На следующий день мы вызвали к приемной всех иностранных «корров», с которыми сотрудничали, а сами разбились на две группы. Одна группа должна была прийти в приемную к открытию, а вторая — в полдень. Это чтобы не облегчать работу КГБ, чтобы нас всех не смогли арестовать в один прием. По жребию мне выпало быть во второй группе. В полдень, собрав в рюкзак какое-то бельишко, я двинулся в приемную ЦК навстречу судьбе. Жена и один наш активист шли сзади метрах в пятидесяти, «прикрывая» меня, чтобы сотрудники КГБ не смогли перехватить меня по пути и потом говорить, что они не знают, куда человек (т. е. я в данном случае) девался.
Когда я вошел в приемную, то увидел там всех наших из первой группы. Ребята широко улыбались: «Ты что, новостей не знаешь!? Анвар Садат (тогдашний президент Египта) сегодня выгоняет из Египта всех советских советников и военных! В Кремле сейчас не до нас! Завтра нас отправят в санаторий!».
В санаторий нас не отправили, но жену Маркмана на следующий день освободили из тюрьмы, и мы прекратили голодовку.
Чрезвычайным событием того года, да и всей моей жизни, стало знакомство с Андреем Дмитриевичем Сахаровым.

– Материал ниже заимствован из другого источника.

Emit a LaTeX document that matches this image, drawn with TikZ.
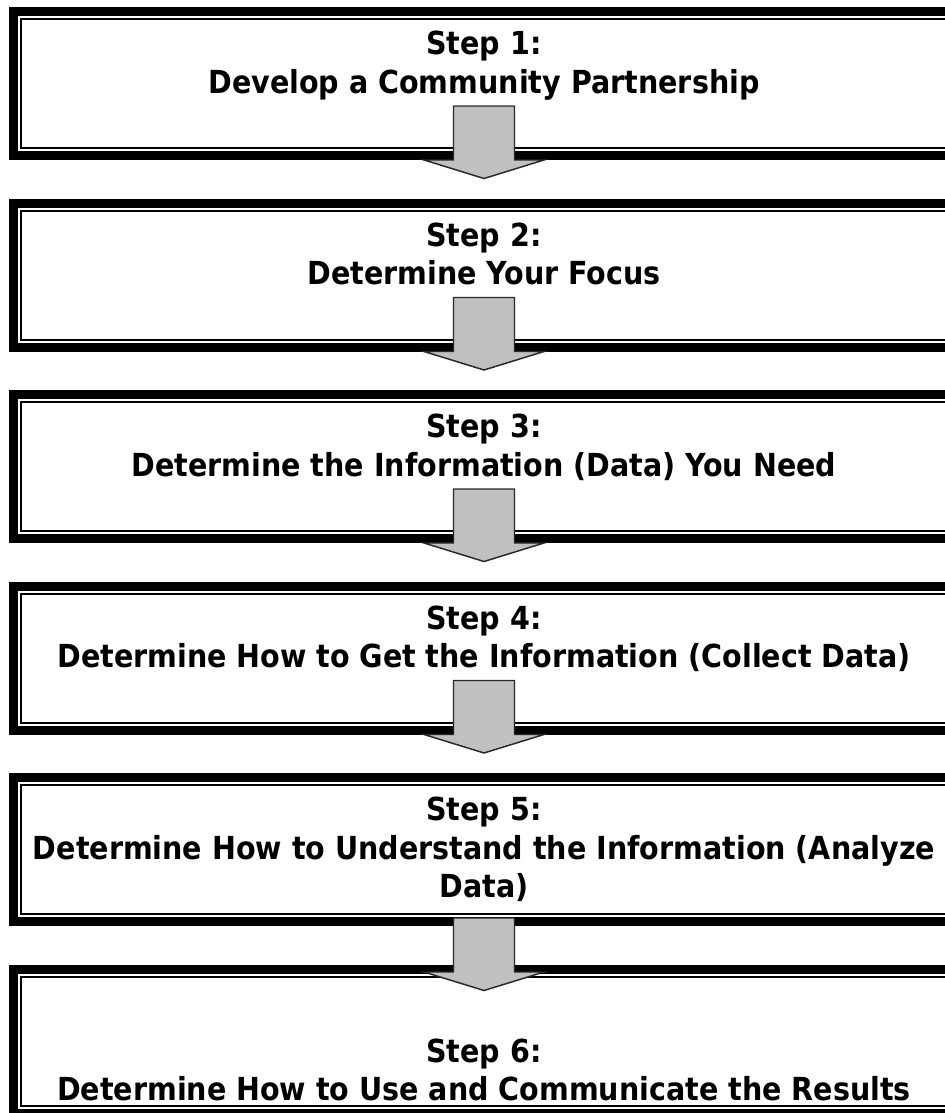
\documentclass[tikz,border=0pt]{standalone}
\usepackage{fontspec}
\setmainfont{DejaVu Sans Condensed}
\usepackage{tikz}
\usetikzlibrary{positioning,calc}
\usepackage{xcolor}
\definecolor{arrowgray}{RGB}{192,192,192}
\definecolor{arrowline}{RGB}{40,40,40}

% block arrow hanging from its head base (#1)
\newcommand{\steparrow}[1]{%
  \draw[arrowshape] (#1) ++(-30.5,-54) -- ++(61,0) -- ++(0,54) -- ++(29.5,0)
    -- ++(-60,18.5) -- ++(-60,-18.5) -- ++(29.5,0) -- cycle;}

\begin{document}
\begin{tikzpicture}[
    x=0.75pt, y=-0.75pt,
    font={\bfseries\fontsize{23.8}{28.9}\selectfont},
    node distance=28.875pt,
    stepbox/.style={rectangle, draw, line width=6.75pt, minimum width=705.75pt, minimum height=108pt, inner sep=0pt,
        path picture={\draw[line width=1.5pt] ([xshift=5.625pt,yshift=-5.625pt]path picture bounding box.north west) rectangle ([xshift=-5.625pt,yshift=5.625pt]path picture bounding box.south east);}},
    steptext/.style={align=center, inner sep=0pt},
    arrowshape/.style={fill=arrowgray, draw=arrowline, line width=1.1pt, line join=miter}
]
    \useasboundingbox (0,0) rectangle (945,1113);
    \clip (0,0) rectangle (945,1113);
    \fill[white] (0,0) rectangle (945,1113);

    % Boxes
    \node[stepbox] (b1) at (484,83.5) {};
    \node[stepbox, below=of b1] (b2) {};
    \node[stepbox, below=of b2] (b3) {};
    \node[stepbox, below=of b3] (b4) {};
    \node[stepbox, below=of b4] (b5) {};
    \node[stepbox, below=of b5] (b6) {};

    % Step texts
    \node[steptext, below=18pt of b1.north] (t1) {Step 1:\\Develop a Community Partnership};
    \node[steptext, below=18pt of b2.north] (t2) {Step 2:\\Determine Your Focus};
    \node[steptext, below=18pt of b3.north] (t3) {Step 3:\\Determine the Information (Data) You Need};
    \node[steptext, below=18pt of b4.north] (t4) {Step 4:\\Determine How to Get the Information (Collect Data)};
    \node[steptext, below=18pt of b5.north] (t5) {Step 5:\\Determine How to Understand the Information (Analyze\\Data)};
    \node[steptext, below=55.5pt of b6.north] (t6) {Step 6:\\Determine How to Use and Communicate the Results};

    % Arrows between steps
    \coordinate (a1) at (b1.south);
    \coordinate (a2) at (b2.south);
    \coordinate (a3) at (b3.south);
    \coordinate (a4) at (b4.south);
    \coordinate (a5) at ([yshift=-34.5pt]b5.south);
    \steparrow{a1}
    \steparrow{a2}
    \steparrow{a3}
    \steparrow{a4}
    \steparrow{a5}
\end{tikzpicture}
\end{document}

Но этому я целиком посвящаю следующую главу. Сейчас же отмечу, что по приглашению Сахарова я подписал в сентябре того года два его важных обращения к юбилейной сессии Верховного Совета СССР (тогда отмечалось 50-летие Советского Союза): об отмене смертной казни и об амнистии политзаключенным. И так как тема о смертной казни остается, увы, актуальной, то я хочу по возможности коротко объяснить, какими соображениями я руководствовался, подписывая сахаровское обращение. (Сахаров в своих «Воспоминаниях» отметил, что идея создания обоих обращений принадлежала Татьяне Максимовне Литвиновой, литературному переводчику и дочери сталинского наркома иностранных дел Максима Литвинова.)
Кроме общих соображений: извечная неправедность российского суда и жестокость тогдашних законов, согласно которым смертная казнь могла назначаться за широкий круг преступлений, многие из которых в правовых цивилизованных государствах и преступлениями не признавались, — я считал и считаю, что смертная казнь для преступника может быть или слишком легким наказанием (если речь идет о каком-нибудь изверге), или слишком жестоким, но она всегда чрезвычайно жестокое наказание для людей, связанных с вынесением и исполнением смертного приговора.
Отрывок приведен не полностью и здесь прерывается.